The crime: upsetting the trash basket.
You were found at the scene of the crime, Peanut. How did it happen, little Legume?
I was just sitting there, kickin it with my bud, Mister Grr, and all sudden-like he got this funny look in his eyes. So, like, I tried to duck out, but he said something about the size of my butt, and the next thing I know, there was the basket lying like that, and here I was. I didn't do nuffin'. It isn't my fault. Some other dude done it.
Is that right, TiGrr? Is that how it happened?
Not hardly.
I was resting quietly next to the heater, when I heard something. I opened my eyes
only to be set upon by that hellcat. But then the Law came up, so I decided I didn't want to stick around for trouble. I ran.
It's getting so a feller can't take a catnap without somebody wants to start sump'n'. It's not my fault. Musta been the Nut.

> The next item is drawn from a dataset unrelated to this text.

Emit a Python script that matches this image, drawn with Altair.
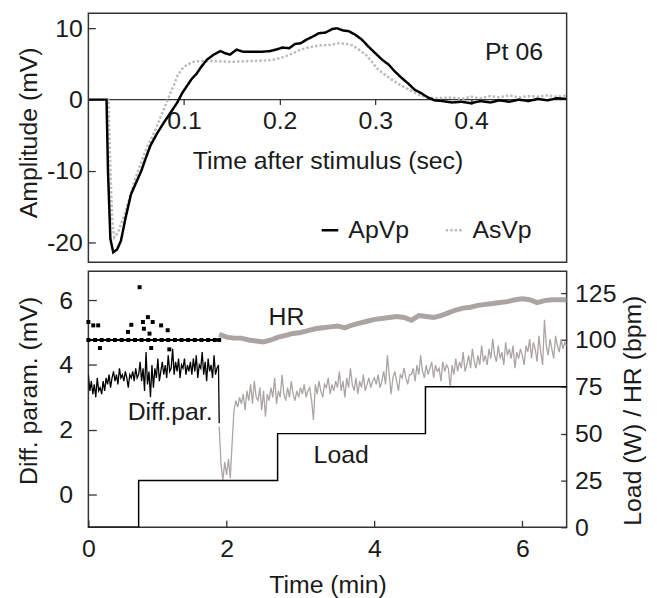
import altair as alt
import pandas as pd

FONT = "Liberation Sans"
BLACK = "#000000"
GRAY_TOP = "#bcbcbc"
GRAY_BOT = "#aca4a2"
FRAME = "#333333"
TXT = "#1a1a1a"

# ---------------- top panel: evoked response (time in s, amplitude in mV)
apvp = [(0.000, 0.0), (0.019, 0.0), (0.0205, -10.0), (0.023, -19.5), (0.026, -21.4),
        (0.030, -21.0), (0.034, -19.8), (0.039, -16.5), (0.0445, -13.3), (0.050, -11.6),
        (0.055, -10.1), (0.060, -8.2), (0.065, -6.4), (0.072, -4.7), (0.079, -3.2),
        (0.086, -1.8), (0.093, -0.4), (0.098, 0.9), (0.103, 1.9), (0.108, 2.9),
        (0.113, 3.6), (0.118, 4.6), (0.124, 5.6), (0.131, 6.3), (0.138, 6.8),
        (0.143, 6.5), (0.148, 6.3), (0.155, 7.0), (0.162, 6.7), (0.170, 6.7),
        (0.180, 6.7), (0.190, 6.8), (0.196, 7.0), (0.203, 7.3), (0.210, 7.2),
        (0.216, 7.8), (0.222, 7.9), (0.228, 8.4), (0.234, 8.8), (0.241, 9.3),
        (0.248, 9.4), (0.255, 9.9), (0.260, 10.0), (0.266, 9.7), (0.272, 9.6),
        (0.279, 9.1), (0.286, 8.4), (0.293, 7.4), (0.300, 6.5), (0.307, 5.6),
        (0.314, 4.9), (0.320, 4.0), (0.327, 3.1), (0.334, 2.3), (0.341, 1.4),
        (0.348, 0.9), (0.355, 0.3), (0.362, -0.1), (0.370, -0.2), (0.380, -0.4),
        (0.390, -0.3), (0.400, -0.5), (0.410, -0.2), (0.420, -0.4), (0.430, -0.1),
        (0.440, -0.3), (0.450, 0.0), (0.460, -0.2), (0.470, 0.1), (0.480, -0.1),
        (0.490, 0.2), (0.500, 0.1)]

asvp = [(0.000, 0.0), (0.021, 0.0), (0.023, -10.0), (0.025, -17.0), (0.027, -19.3),
        (0.031, -18.6), (0.034, -17.5), (0.038, -16.1), (0.043, -13.8), (0.048, -11.5),
        (0.053, -9.6), (0.058, -7.8), (0.063, -6.2), (0.069, -4.6), (0.074, -2.9),
        (0.079, -1.3), (0.083, 0.0), (0.086, 1.0), (0.090, 2.2), (0.093, 3.3),
        (0.098, 4.3), (0.103, 4.9), (0.110, 5.3), (0.117, 5.4), (0.130, 5.4),
        (0.150, 5.3), (0.170, 5.4), (0.186, 5.5), (0.193, 5.6), (0.200, 5.8),
        (0.207, 6.1), (0.214, 6.5), (0.220, 6.9), (0.227, 7.2), (0.234, 7.4),
        (0.241, 7.6), (0.252, 7.65), (0.262, 7.9), (0.270, 7.8), (0.276, 7.6),
        (0.283, 7.0), (0.290, 6.3), (0.297, 5.2), (0.303, 4.2), (0.310, 3.5),
        (0.317, 2.8), (0.324, 2.2), (0.331, 1.7), (0.338, 1.2), (0.345, 0.7),
        (0.355, 0.3), (0.365, 0.2), (0.380, 0.3), (0.390, 0.1), (0.400, 0.4),
        (0.410, 0.2), (0.420, 0.5), (0.430, 0.3), (0.440, 0.6), (0.450, 0.3),
        (0.460, 0.5), (0.470, 0.4), (0.480, 0.6), (0.490, 0.4), (0.500, 0.6)]

series_names = ["ApVp", "AsVp"]
top_ticks_x = [0.1, 0.2, 0.3, 0.4]
top_ticks_y = [-20, -10, 0, 10]
pt_label = [(0.445, 6.65, "Pt 06")]

# ---------------- bottom panel (time in min)
diff_black = [3.7, 3.2, 3.5, 3.1, 3.4, 3.0, 3.6, 3.2, 3.3, 3.1, 3.5, 3.2, 3.6, 3.4, 3.7, 3.3, 3.6,
              3.8, 3.5, 3.7, 3.4, 3.9, 3.6, 3.7, 3.5, 3.8, 3.6, 3.3, 3.7, 3.6, 3.8, 3.5, 3.9, 3.6, 3.7,
              4.1, 3.5, 3.9, 3.2, 4.4, 3.4, 3.8, 3.0, 4.0, 3.3, 3.9, 3.6, 4.2, 3.5,
              3.8, 4.1, 3.7, 4.0, 3.6, 4.3, 3.8, 3.9, 4.5, 3.7, 4.1, 3.8, 4.2, 3.6, 4.0, 3.9, 4.2, 3.7, 4.0, 3.8,
              4.1, 3.7, 4.2, 3.8, 4.3, 3.6, 4.0, 3.9, 4.4, 3.7, 4.1, 3.5, 4.2, 3.8, 4.0, 3.6, 4.3, 3.7, 3.9, 4.0,
              2.2]
diff_black_start, diff_black_step, diff_black_end = 0.13, 0.02, 1.90

diff_gray = [2.1, 0.9, 0.45, 1.0, 0.6, 1.1, 0.5, 1.6, 2.6, 2.9, 2.7, 3.0, 2.8, 3.1, 2.6, 3.2, 2.9,
             3.4, 2.8, 3.5, 3.0, 2.9, 3.3, 2.6, 3.2, 2.4, 3.1, 2.9, 3.3, 3.0, 3.6, 2.8, 3.2, 3.0, 3.7,
             3.1, 2.9, 3.3, 3.0, 3.5, 3.1, 2.9, 3.2, 3.0,
             3.3, 3.1, 3.4, 3.0, 3.2, 3.3, 2.9, 2.3, 3.4, 3.1, 3.5, 3.2, 3.0, 3.4, 3.3, 3.6, 3.1, 3.4, 3.2, 3.5,
             3.3, 3.8, 3.2, 3.5, 3.0, 3.6, 3.3, 3.9, 3.4, 3.2, 3.6, 3.1, 3.5, 3.3, 3.7, 3.2, 3.4, 3.6, 3.3, 3.5,
             3.6, 3.4, 3.7, 3.3, 3.5, 3.8, 3.4, 4.3, 3.7, 3.1, 3.6, 3.8, 3.5, 3.2, 3.7, 3.6, 3.9, 3.6, 3.4, 3.7,
             3.7, 3.9, 3.5, 4.0, 3.7, 4.3, 3.8, 3.6, 4.0, 3.7, 3.9, 4.1, 3.6, 4.0, 3.8, 3.9, 3.5, 4.1, 3.8, 4.0,
             3.9, 3.3, 4.0, 3.7, 4.2, 3.8, 4.1, 3.9, 4.4, 3.8, 4.0, 4.3, 3.9, 4.5, 4.1, 3.9, 4.3, 4.0, 4.6, 4.1,
             4.3, 4.0, 4.5, 4.2, 4.8, 4.3, 4.1, 4.6, 4.2, 4.4, 4.0, 4.7, 4.3, 4.5, 4.2, 4.6, 3.9, 4.4, 4.2, 4.5,
             4.3, 4.0, 4.6, 4.4, 4.8, 4.2, 4.7, 4.5, 4.1, 4.9, 4.4, 4.0, 5.4, 4.6, 4.3, 4.8, 4.5, 4.2, 4.9, 4.6,
             4.4, 4.8, 4.5, 4.7, 4.6]
diff_gray_start, diff_gray_step = 1.90, 0.025

hr_gray = [103, 101.5, 101, 101, 100, 99.5, 99, 100, 101.5, 102.5,
           103.5, 104, 105, 106, 106.5, 107, 107.5, 106.5, 108, 109,
           110, 111, 111.5, 112, 112.5, 112, 110.5, 113, 112.5, 112,
           113, 114.5, 116, 117, 117.5, 118.5, 119, 119.5, 120, 120.5,
           121.5, 122, 121.5, 120, 121, 121.5, 121.5, 121.5]
hr_gray_start, hr_gray_step = 1.90, 0.1

hr_paced_t = [0.13, 0.22, 0.31, 0.40, 0.49, 0.58, 0.67, 0.76, 0.85, 0.94,
              1.03, 1.12, 1.21, 1.30, 1.39, 1.48, 1.57, 1.66, 1.75, 1.84, 1.90]
hr_paced_bpm = [100] * len(hr_paced_t)
hr_outliers = [(0.13, 109.6), (0.196, 107.8), (0.263, 107.8), (0.286, 95.7), (0.666, 104.3),
               (0.711, 108.1), (0.823, 128.2), (0.868, 109.6), (0.881, 106.0), (0.935, 112.2),
               (0.957, 103.4), (0.98, 95.7), (1.0, 109.6), (1.114, 107.8), (1.203, 105.2),
               (1.225, 95.0)]

load_t = [0.13, 0.81, 2.69, 4.69, 6.60]
load_w = [0, 25, 50, 75, 75]

left_ticks = [0, 2, 4, 6]
right_ticks = [0, 25, 50, 75, 100, 125]
bottom_ticks = [0.13, 2, 4, 6]

labels_left = [(1.236, 2.53, "Diff.par.")]
labels_right = [(2.81, 112.2, "HR"), (3.55, 38.3, "Load")]

# ---------------- build frames
top_df = pd.DataFrame(
    [(t, v, "ApVp") for t, v in apvp] + [(t, v, "AsVp") for t, v in asvp],
    columns=["t", "v", "series"])
pt_df = pd.DataFrame(pt_label, columns=["t", "v", "label"])
zero_df = pd.DataFrame({"v": [0]})

n_b = len(diff_black)
db_t = [diff_black_start + diff_black_step * i for i in range(n_b - 1)] + [diff_black_end]
db_df = pd.DataFrame({"t": db_t, "v": diff_black})
dg_df = pd.DataFrame({"t": [diff_gray_start + diff_gray_step * i for i in range(len(diff_gray))],
                      "v": diff_gray})
hrg_df = pd.DataFrame({"t": [hr_gray_start + hr_gray_step * i for i in range(len(hr_gray))],
                       "v": hr_gray})
hrp_df = pd.DataFrame({"t": hr_paced_t, "v": hr_paced_bpm})
hro_df = pd.DataFrame(hr_outliers, columns=["t", "v"])
load_df = pd.DataFrame({"t": load_t, "v": load_w})
ltxt_df = pd.DataFrame(labels_left, columns=["t", "v", "label"])
rtxt_df = pd.DataFrame(labels_right, columns=["t", "v", "label"])

W = 482
H_TOP = 251
H_BOT = 258

# ---------------- top panel
xs_top = alt.Scale(domain=[0, 0.5], nice=False, zero=False)
ys_top = alt.Scale(domain=[-22.8, 12.1], nice=False, zero=False)
x_top_axis = alt.Axis(values=top_ticks_x, format=".1f", offset=-164, tickSize=5,
                      domain=False, grid=False, labelPadding=4, labelFlush=False,
                      title="Time after stimulus (sec)", titlePadding=15)
y_top_axis = alt.Axis(values=top_ticks_y, offset=-7, tickSize=7, domain=False, grid=False,
                      labelExpr="datum.value < 0 ? '-' + format(-datum.value, 'd') : format(datum.value, 'd')",
                      labelPadding=6, title="Amplitude (mV)", titlePadding=5, titleY=120)

leg = alt.Legend(orient="none", legendX=231, legendY=206, direction="horizontal",
                 symbolType="stroke", symbolSize=280, symbolStrokeWidth=2.5,
                 labelOffset=6, columnPadding=31, labelFontSize=25, labelFont=FONT,
                 labelColor=TXT)
color_enc = alt.Color("series:N", title=None, legend=leg,
                      scale=alt.Scale(domain=series_names, range=[BLACK, GRAY_TOP]))
dash_enc = alt.StrokeDash("series:N", title=None, legend=leg,
                          scale=alt.Scale(domain=series_names, range=[[1, 0], [2.5, 2]]))

zero_rule = alt.Chart(zero_df).mark_rule(color=FRAME, strokeWidth=1.3).encode(
    y=alt.Y("v:Q", scale=ys_top, axis=y_top_axis))


def top_line(name):
    return alt.Chart(top_df).transform_filter(alt.datum.series == name).mark_line(
        strokeWidth=2.5, clip=True).encode(
        x=alt.X("t:Q", scale=xs_top, axis=x_top_axis),
        y=alt.Y("v:Q", scale=ys_top, axis=y_top_axis),
        color=color_enc, strokeDash=dash_enc)


pt_text = alt.Chart(pt_df).mark_text(fontSize=25, font=FONT, color=TXT).encode(
    x=alt.X("t:Q", scale=xs_top, axis=x_top_axis),
    y=alt.Y("v:Q", scale=ys_top, axis=y_top_axis),
    text="label:N")

top = alt.layer(zero_rule, top_line("AsVp"), top_line("ApVp"), pt_text).properties(
    width=W, height=H_TOP)

# ---------------- bottom panel
xs_bot = alt.Scale(domain=[0.13, 6.6], nice=False, zero=False)
yl = alt.Scale(domain=[-1.02, 6.9], nice=False, zero=False)
yr = alt.Scale(domain=[0, 136.7], nice=False, zero=False)

x_bot_axis = alt.Axis(values=bottom_ticks,
                      labelExpr="datum.value < 1 ? '0' : format(datum.value, 'd')",
                      offset=-7, tickSize=7, domain=False, grid=False, labelPadding=9,
                      labelFlush=False, title="Time (min)", titlePadding=12)
yl_axis = alt.Axis(values=left_ticks, offset=-8, tickSize=8, domain=False, grid=False,
                   labelPadding=16, title="Diff. param. (mV)", titlePadding=17, titleY=120)
yr_axis = alt.Axis(values=right_ticks, orient="right", offset=-6, tickSize=6, domain=False,
                   grid=False, labelPadding=8, title="Load (W) / HR (bpm)", titleAngle=270,
                   titleBaseline="top", titlePadding=5, titleY=140)


def enc_l():
    return dict(x=alt.X("t:Q", scale=xs_bot, axis=x_bot_axis),
                y=alt.Y("v:Q", scale=yl, axis=yl_axis))


def enc_r():
    return dict(x=alt.X("t:Q", scale=xs_bot, axis=x_bot_axis),
                y=alt.Y("v:Q", scale=yr, axis=yr_axis))


gray_diff = alt.Chart(dg_df).mark_line(color=GRAY_BOT, strokeWidth=1.3, clip=True).encode(**enc_l())
black_diff = alt.Chart(db_df).mark_line(color=BLACK, strokeWidth=1.3, clip=True).encode(**enc_l())
diff_text = alt.Chart(ltxt_df).mark_text(fontSize=25, font=FONT, color=TXT).encode(
    text="label:N", **enc_l())

hr_gray_line = alt.Chart(hrg_df).mark_line(color=GRAY_BOT, strokeWidth=5, clip=True).encode(**enc_r())
hr_paced_line = alt.Chart(hrp_df).mark_line(color=BLACK, strokeWidth=2.2, clip=True).encode(**enc_r())
hr_paced_dots = alt.Chart(hrp_df).mark_square(color=BLACK, size=16, opacity=1).encode(**enc_r())
hr_out_dots = alt.Chart(hro_df).mark_square(color=BLACK, size=16, opacity=1).encode(**enc_r())
load_line = alt.Chart(load_df).mark_line(color=BLACK, strokeWidth=1.5, interpolate="step-after",
                                         clip=True).encode(**enc_r())
r_text = alt.Chart(rtxt_df).mark_text(fontSize=25, font=FONT, color=TXT).encode(
    text="label:N", **enc_r())

bot_left = alt.layer(gray_diff, black_diff, diff_text)
bot_right = alt.layer(hr_gray_line, hr_paced_line, hr_paced_dots, hr_out_dots, load_line, r_text)
bottom = alt.layer(bot_left, bot_right).resolve_scale(y="independent").properties(
    width=W, height=H_BOT)

chart = alt.vconcat(top, bottom, spacing=7).properties(
    padding={"left": 8, "top": 2, "right": 2, "bottom": 0}
).configure_view(stroke=FRAME, strokeWidth=1.5).configure_axis(
    labelFont=FONT, titleFont=FONT, labelFontSize=25, titleFontSize=25,
    titleFontWeight="normal", tickColor=FRAME, tickWidth=1.3, labelColor=TXT, titleColor=TXT
).configure_legend(labelFont=FONT)

chart.save("out.html", embed_options={"renderer": "svg", "actions": False})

Without sufficient evidence to convict either one, nobody was punished, except that they still have to share the house with each other and a dog. And a woman with a flashing camera.
For stories and pix of others, including dogs, criminal or not, don't forget to stop by Modulator for a visit to Friday Ark #132, and on Sunday, be sure to go to the Carnival of the Cats, this week to be hosted by IMAO (pronounced "I-Meow", wink wink, and always worth visiting for more than just the kitties).
2 comments:
What!? No one tried to blame the dog? Our cats always try to blame the dog... even though he stays outside in his own heated and cooled luxury doghouse.
Unfortunately (or is it fortunately?), the cats have only been in the company of the dog for a few days, so far, after having been on their own for years. They haven't quite figured out how to point the finger of blame Clyde's way, yet.
They did try the Hänsel and Gretel trick of blaming the wind, though.